* _Task description_
Quote all of the data exactly as given. Skip every picture it contains.

* _Available data_

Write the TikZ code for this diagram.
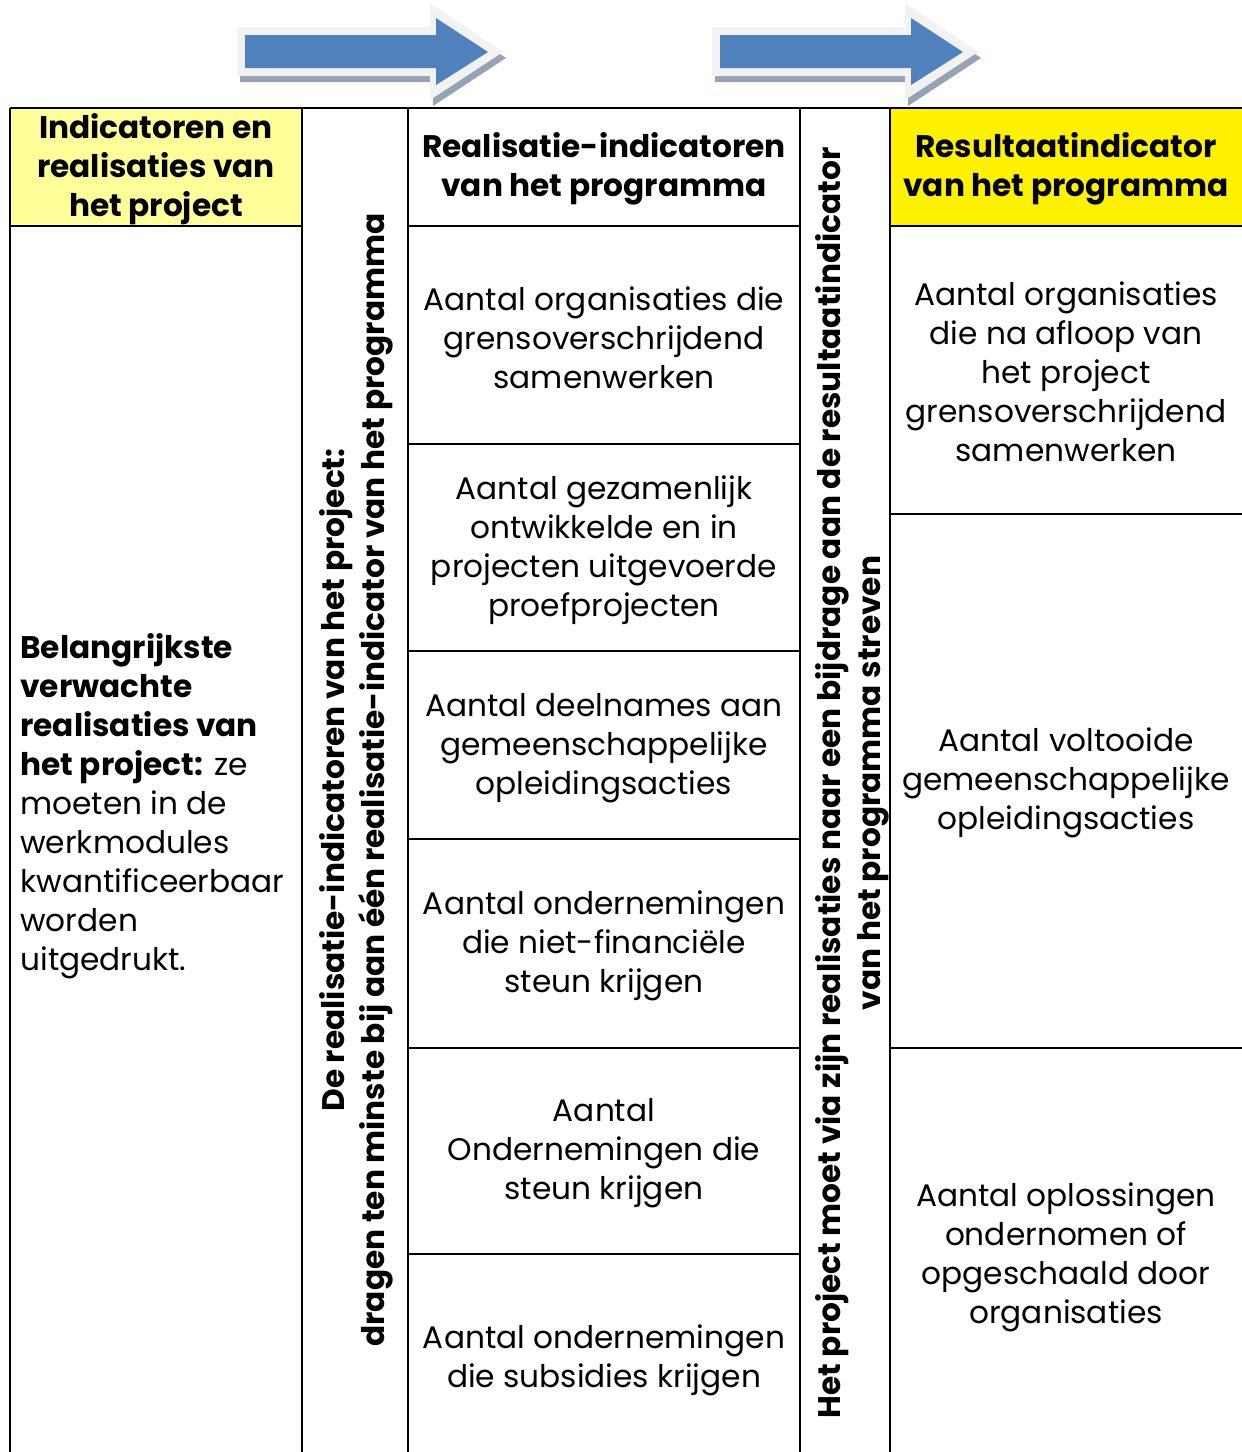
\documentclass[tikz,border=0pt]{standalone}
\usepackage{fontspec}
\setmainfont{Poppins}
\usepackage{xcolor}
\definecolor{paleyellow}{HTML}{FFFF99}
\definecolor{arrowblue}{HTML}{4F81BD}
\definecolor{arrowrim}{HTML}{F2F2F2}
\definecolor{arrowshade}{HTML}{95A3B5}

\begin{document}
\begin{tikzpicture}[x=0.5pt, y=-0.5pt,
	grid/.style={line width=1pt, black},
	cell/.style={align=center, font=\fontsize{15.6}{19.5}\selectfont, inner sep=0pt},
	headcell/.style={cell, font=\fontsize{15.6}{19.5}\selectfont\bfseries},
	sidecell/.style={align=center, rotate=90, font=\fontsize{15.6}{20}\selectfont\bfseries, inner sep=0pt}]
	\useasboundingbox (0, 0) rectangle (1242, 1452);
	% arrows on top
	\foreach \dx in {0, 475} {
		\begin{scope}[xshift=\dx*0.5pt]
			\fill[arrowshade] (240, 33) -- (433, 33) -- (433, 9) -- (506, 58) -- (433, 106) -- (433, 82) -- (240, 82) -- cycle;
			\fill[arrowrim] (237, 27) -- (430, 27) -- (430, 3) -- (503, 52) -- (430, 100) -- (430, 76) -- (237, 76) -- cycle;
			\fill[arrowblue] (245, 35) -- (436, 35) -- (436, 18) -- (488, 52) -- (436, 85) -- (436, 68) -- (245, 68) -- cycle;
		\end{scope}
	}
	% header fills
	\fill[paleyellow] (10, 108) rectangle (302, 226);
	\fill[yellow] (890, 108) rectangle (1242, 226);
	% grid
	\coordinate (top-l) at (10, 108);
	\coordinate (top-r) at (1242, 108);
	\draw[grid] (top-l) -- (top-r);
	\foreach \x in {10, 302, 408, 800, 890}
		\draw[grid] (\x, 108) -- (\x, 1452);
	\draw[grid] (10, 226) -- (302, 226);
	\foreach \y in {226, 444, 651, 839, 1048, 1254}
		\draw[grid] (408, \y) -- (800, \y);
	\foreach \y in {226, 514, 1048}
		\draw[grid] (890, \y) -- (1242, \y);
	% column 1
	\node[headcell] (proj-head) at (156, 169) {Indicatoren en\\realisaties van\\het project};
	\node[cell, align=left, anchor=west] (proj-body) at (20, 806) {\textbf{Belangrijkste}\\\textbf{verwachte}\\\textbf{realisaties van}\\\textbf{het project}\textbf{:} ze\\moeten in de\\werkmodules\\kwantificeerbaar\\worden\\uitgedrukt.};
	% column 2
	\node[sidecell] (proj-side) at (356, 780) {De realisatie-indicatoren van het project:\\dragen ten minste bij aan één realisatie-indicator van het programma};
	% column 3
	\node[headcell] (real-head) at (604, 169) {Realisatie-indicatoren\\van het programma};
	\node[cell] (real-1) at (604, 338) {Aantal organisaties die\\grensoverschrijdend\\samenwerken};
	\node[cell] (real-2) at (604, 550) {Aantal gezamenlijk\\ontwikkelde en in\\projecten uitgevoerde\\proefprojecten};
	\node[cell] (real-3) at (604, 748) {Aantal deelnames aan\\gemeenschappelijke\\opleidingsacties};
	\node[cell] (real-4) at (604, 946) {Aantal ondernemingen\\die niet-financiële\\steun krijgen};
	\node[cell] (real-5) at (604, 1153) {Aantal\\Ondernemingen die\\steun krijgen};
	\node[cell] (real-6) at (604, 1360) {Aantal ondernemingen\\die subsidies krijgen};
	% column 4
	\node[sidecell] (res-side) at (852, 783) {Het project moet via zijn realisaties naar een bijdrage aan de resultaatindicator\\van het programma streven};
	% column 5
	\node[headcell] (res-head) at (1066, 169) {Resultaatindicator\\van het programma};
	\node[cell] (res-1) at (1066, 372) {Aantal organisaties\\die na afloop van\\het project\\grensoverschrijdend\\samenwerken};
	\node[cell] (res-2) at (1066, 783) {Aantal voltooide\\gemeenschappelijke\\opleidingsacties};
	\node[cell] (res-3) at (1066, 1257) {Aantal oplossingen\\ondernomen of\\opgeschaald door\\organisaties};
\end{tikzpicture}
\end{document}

* _Expected output_
Write the TikZ code for this diagram.
\documentclass[tikz,border=0pt]{standalone}
\usepackage{fontspec}
\setmainfont{Poppins}
\usepackage{xcolor}
\definecolor{paleyellow}{HTML}{FFFF99}
\definecolor{arrowblue}{HTML}{4F81BD}
\definecolor{arrowrim}{HTML}{F2F2F2}
\definecolor{arrowshade}{HTML}{95A3B5}

\begin{document}
\begin{tikzpicture}[x=0.5pt, y=-0.5pt,
	grid/.style={line width=1pt, black},
	cell/.style={align=center, font=\fontsize{15.6}{19.5}\selectfont, inner sep=0pt},
	headcell/.style={cell, font=\fontsize{15.6}{19.5}\selectfont\bfseries},
	sidecell/.style={align=center, rotate=90, font=\fontsize{15.6}{20}\selectfont\bfseries, inner sep=0pt}]
	\useasboundingbox (0, 0) rectangle (1242, 1452);
	% arrows on top
	\foreach \dx in {0, 475} {
		\begin{scope}[xshift=\dx*0.5pt]
			\fill[arrowshade] (240, 33) -- (433, 33) -- (433, 9) -- (506, 58) -- (433, 106) -- (433, 82) -- (240, 82) -- cycle;
			\fill[arrowrim] (237, 27) -- (430, 27) -- (430, 3) -- (503, 52) -- (430, 100) -- (430, 76) -- (237, 76) -- cycle;
			\fill[arrowblue] (245, 35) -- (436, 35) -- (436, 18) -- (488, 52) -- (436, 85) -- (436, 68) -- (245, 68) -- cycle;
		\end{scope}
	}
	% header fills
	\fill[paleyellow] (10, 108) rectangle (302, 226);
	\fill[yellow] (890, 108) rectangle (1242, 226);
	% grid
	\coordinate (top-l) at (10, 108);
	\coordinate (top-r) at (1242, 108);
	\draw[grid] (top-l) -- (top-r);
	\foreach \x in {10, 302, 408, 800, 890}
		\draw[grid] (\x, 108) -- (\x, 1452);
	\draw[grid] (10, 226) -- (302, 226);
	\foreach \y in {226, 444, 651, 839, 1048, 1254}
		\draw[grid] (408, \y) -- (800, \y);
	\foreach \y in {226, 514, 1048}
		\draw[grid] (890, \y) -- (1242, \y);
	% column 1
	\node[headcell] (proj-head) at (156, 169) {Indicatoren en\\realisaties van\\het project};
	\node[cell, align=left, anchor=west] (proj-body) at (20, 806) {\textbf{Belangrijkste}\\\textbf{verwachte}\\\textbf{realisaties van}\\\textbf{het project}\textbf{:} ze\\moeten in de\\werkmodules\\kwantificeerbaar\\worden\\uitgedrukt.};
	% column 2
	\node[sidecell] (proj-side) at (356, 780) {De realisatie-indicatoren van het project:\\dragen ten minste bij aan één realisatie-indicator van het programma};
	% column 3
	\node[headcell] (real-head) at (604, 169) {Realisatie-indicatoren\\van het programma};
	\node[cell] (real-1) at (604, 338) {Aantal organisaties die\\grensoverschrijdend\\samenwerken};
	\node[cell] (real-2) at (604, 550) {Aantal gezamenlijk\\ontwikkelde en in\\projecten uitgevoerde\\proefprojecten};
	\node[cell] (real-3) at (604, 748) {Aantal deelnames aan\\gemeenschappelijke\\opleidingsacties};
	\node[cell] (real-4) at (604, 946) {Aantal ondernemingen\\die niet-financiële\\steun krijgen};
	\node[cell] (real-5) at (604, 1153) {Aantal\\Ondernemingen die\\steun krijgen};
	\node[cell] (real-6) at (604, 1360) {Aantal ondernemingen\\die subsidies krijgen};
	% column 4
	\node[sidecell] (res-side) at (852, 783) {Het project moet via zijn realisaties naar een bijdrage aan de resultaatindicator\\van het programma streven};
	% column 5
	\node[headcell] (res-head) at (1066, 169) {Resultaatindicator\\van het programma};
	\node[cell] (res-1) at (1066, 372) {Aantal organisaties\\die na afloop van\\het project\\grensoverschrijdend\\samenwerken};
	\node[cell] (res-2) at (1066, 783) {Aantal voltooide\\gemeenschappelijke\\opleidingsacties};
	\node[cell] (res-3) at (1066, 1257) {Aantal oplossingen\\ondernomen of\\opgeschaald door\\organisaties};
\end{tikzpicture}
\end{document}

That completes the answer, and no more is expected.